Sure, but my point is that any bugs in the low level code (which must be present somewhere until we have CPUs that can natively understand bytecode) can bubble up the stack.
I wouldn't have such faith in address space layout randomization. It's an excellent protection, but it makes addresses of code into security-sensitive information; for it to be effective you'll always have to work to prevent leaks of code addresses.
And shameless plug: Rust is designed to be the solution to exactly this sort of thing. The compiler is designed to prove that you can't have pointers into memory that you freed. Obviously, Rust code has to integrate with native libraries, and there can still be bugs there, but it should reduce the attack surface considerably.
Many languages provide memory safety. None of them--none in popular use, anyway--have manual memory management. Granted, most applications that are written in C today don't actually need manual memory management.

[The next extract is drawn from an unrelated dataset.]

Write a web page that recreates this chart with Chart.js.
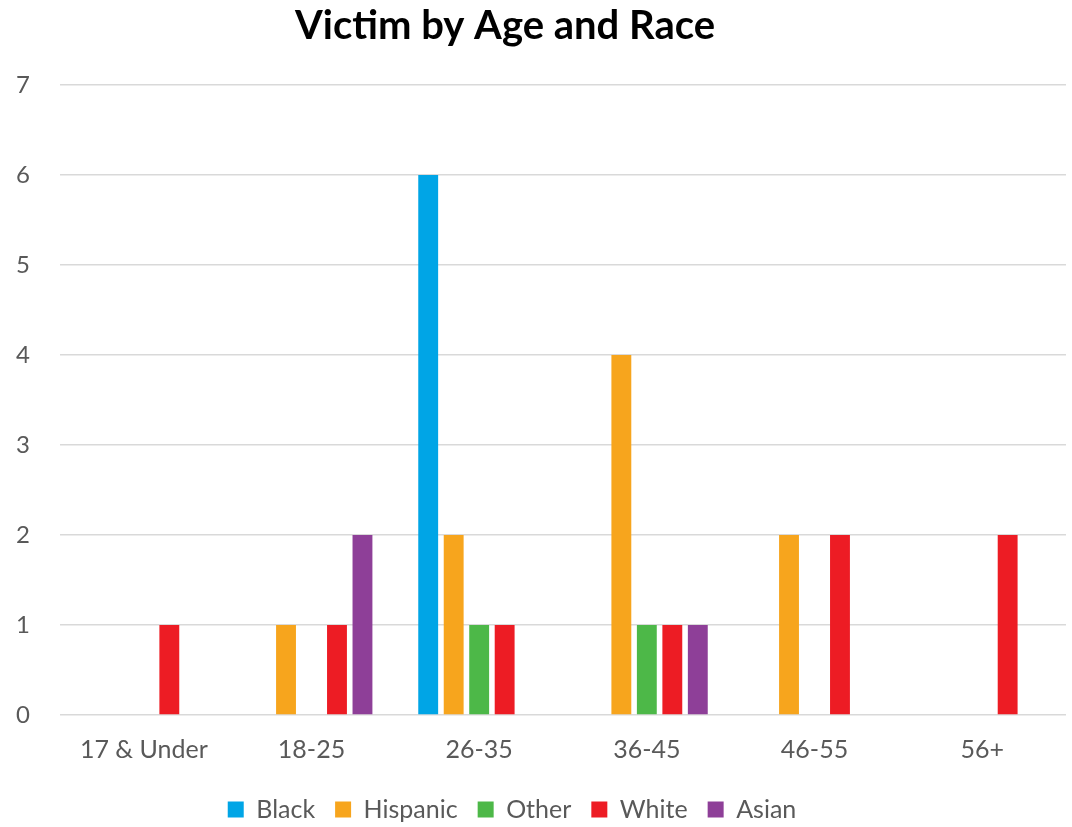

Fair enough. Can you turn off the gc/explicitly free everything? If not, then e.g. Go provides the same kind of memory management, i.e. controlling the layout of objects in memory.
It would probably be helpful to define what I mean by memory management: controlling allocs and frees. If Rust provides this, great. (Sorry, I don't know Rust very well.) Then your plug is certainly warranted.
Yes, you can write code without ever using the GC. You have to opt-in to use the GC by using the GC'd types, which are not the default. Rust never implicitly promotes anything to the garbage collected heap. There's a compiler lint mode you can turn on that verifies that you don't ever use the GC.
Allocation and freeing can be done manually, using unique pointer types (like std::unique_ptr in C++, except the compiler verifies that it's safe).
By a strong type language in the lines of Pascal family of languages.
A language with optional bound checking, modules, proper strings and no decay from arrays into pointers. Something along the lines of Ada, Modula-2 or similar.
Additionally micro-kernel architectures with clean separation of process tasks.
Also somewhat terrifying, glad he "works for the good guys".